Monday, August 13, 2007

Peter in the news ...

In its August issue, Allure magazine ran an article by Maghan Daum on the origins of blond hair, including a summary of my work on the subject. I had talked with Maghan earlier over the phone, in addition to sending her the following capsule summary:

"Until 10,000 years ago, tundra covered Europe and the only food was migrating herds. Only a very able hunter could provide for a second wife, so polygamy was rare and women had to compete for mates. Men were also in short supply because they ran a high risk of death while hunting herds over long distances. The resulting sexual selection favored women with bright, novel, or striking hair and eye colors, such as blond hair."

The article was nicely written. I didn't expect to see this kind of stuff in a fashion magazine!

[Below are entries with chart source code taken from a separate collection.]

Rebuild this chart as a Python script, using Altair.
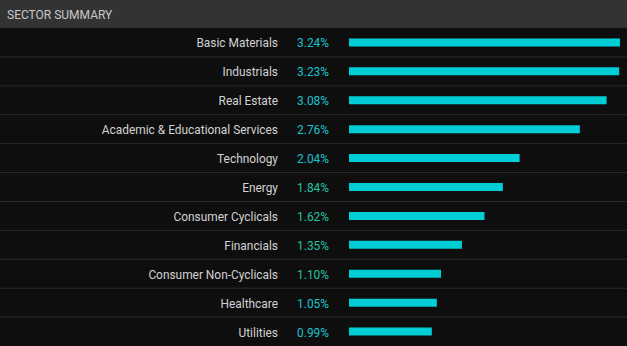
import altair as alt
import pandas as pd

sectors = ["Basic Materials", "Industrials", "Real Estate", "Academic & Educational Services",
           "Technology", "Energy", "Consumer Cyclicals", "Financials",
           "Consumer Non-Cyclicals", "Healthcare", "Utilities"]
values = [3.24, 3.23, 3.08, 2.76, 2.04, 1.84, 1.62, 1.35, 1.10, 1.05, 0.99]
labels = ["3.24%", "3.23%", "3.08%", "2.76%", "2.04%", "1.84%", "1.62%", "1.35%", "1.10%", "1.05%", "0.99%"]
title_text = "SECTOR SUMMARY"

df = pd.DataFrame({"sector": sectors, "value": values, "label": labels})

W, H = 627, 346
HEADER = 28
FONT = "Roboto"

yscale = alt.Scale(domain=sectors, range=[HEADER, H], paddingInner=0, paddingOuter=0)
xscale = alt.Scale(domain=[0, 3.24], range=[349, 620], zero=True, nice=False)

Y = alt.Y("sector:N", scale=yscale, axis=None, sort=None)

base = alt.Chart(df)

header = alt.Chart(alt.Data(values=[{}])).mark_rect(color="#333333").encode(
    x=alt.value(0), x2=alt.value(W), y=alt.value(0), y2=alt.value(HEADER)
)
title = alt.Chart(alt.Data(values=[{}])).mark_text(
    align="left", baseline="middle", font=FONT, fontSize=12, color="#c8c8c8"
).encode(x=alt.value(7), y=alt.value(15), text=alt.value(title_text))

seps = base.transform_filter(alt.datum.sector != sectors[-1]).mark_rule(
    color="#2a2a2a", strokeWidth=1
).encode(
    y=alt.Y("sector:N", scale=yscale, axis=None, sort=None, bandPosition=1),
    x=alt.value(0), x2=alt.value(W)
)

bars = base.mark_bar(color="#00ced6", size=8).encode(
    y=Y,
    x=alt.X("value:Q", scale=xscale, axis=None),
)

names = base.mark_text(
    align="right", baseline="middle", font=FONT, fontSize=11.9, color="#d2d2d2", dy=1
).encode(y=Y, x=alt.value(278), text="sector:N")

green_rows = ["Energy", "Consumer Cyclicals", "Financials", "Consumer Non-Cyclicals"]
vals = base.mark_text(
    align="right", baseline="middle", font=FONT, fontSize=11.9, dy=1
).encode(
    y=Y, x=alt.value(329), text="label:N",
    color=alt.condition(alt.FieldOneOfPredicate(field="sector", oneOf=green_rows),
                        alt.value("#22c4a2"), alt.value("#1cc3cf")),
)

chart = alt.layer(header, title, seps, bars, names, vals).properties(
    width=W, height=H, background="#0e0e0e", padding=0,
    autosize=alt.AutoSizeParams(type="none")
).configure_view(strokeWidth=0)

chart.save("out.html", embed_options={"renderer": "svg", "actions": False})
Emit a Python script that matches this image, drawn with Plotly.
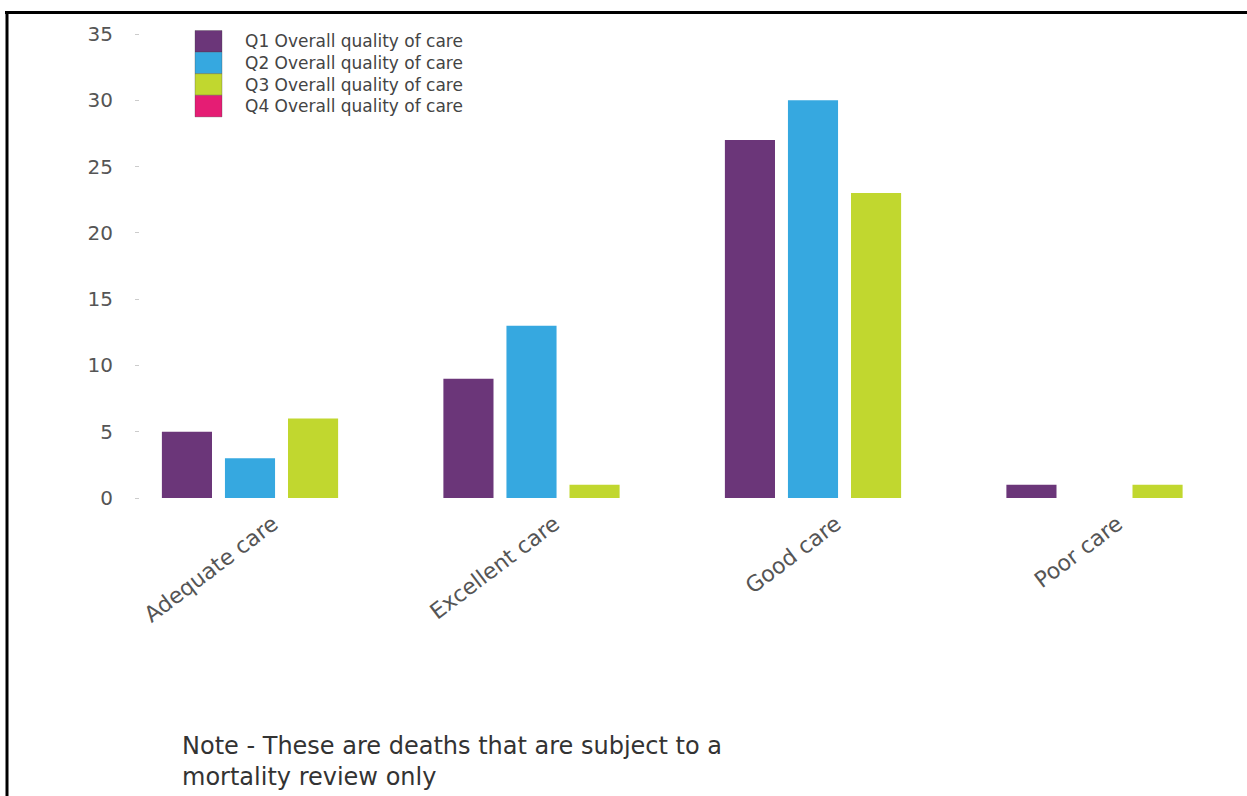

On August 10, I was a guest on The Leonard Lopate Show (WNYC/New York Public Radio (93.9 FM/820 AM) for a weekly series titled "Please Explain." The topic was hair – on the head and on the body, e.g., How did different ethnic groups end up with different colored hair, and different amounts of hair on the body? How is hair linked to skin and eye color? What evolutionary purposes does hair serve? Are some ethnic groups more likely to go bald than others?

How did I do? I suspect that my nervousness was audible, at least during the first half of the show. To be honest, I’m not used to giving quick answers to questions, even when they’re nicely put to me. God knows how I would do in a more confrontational situation!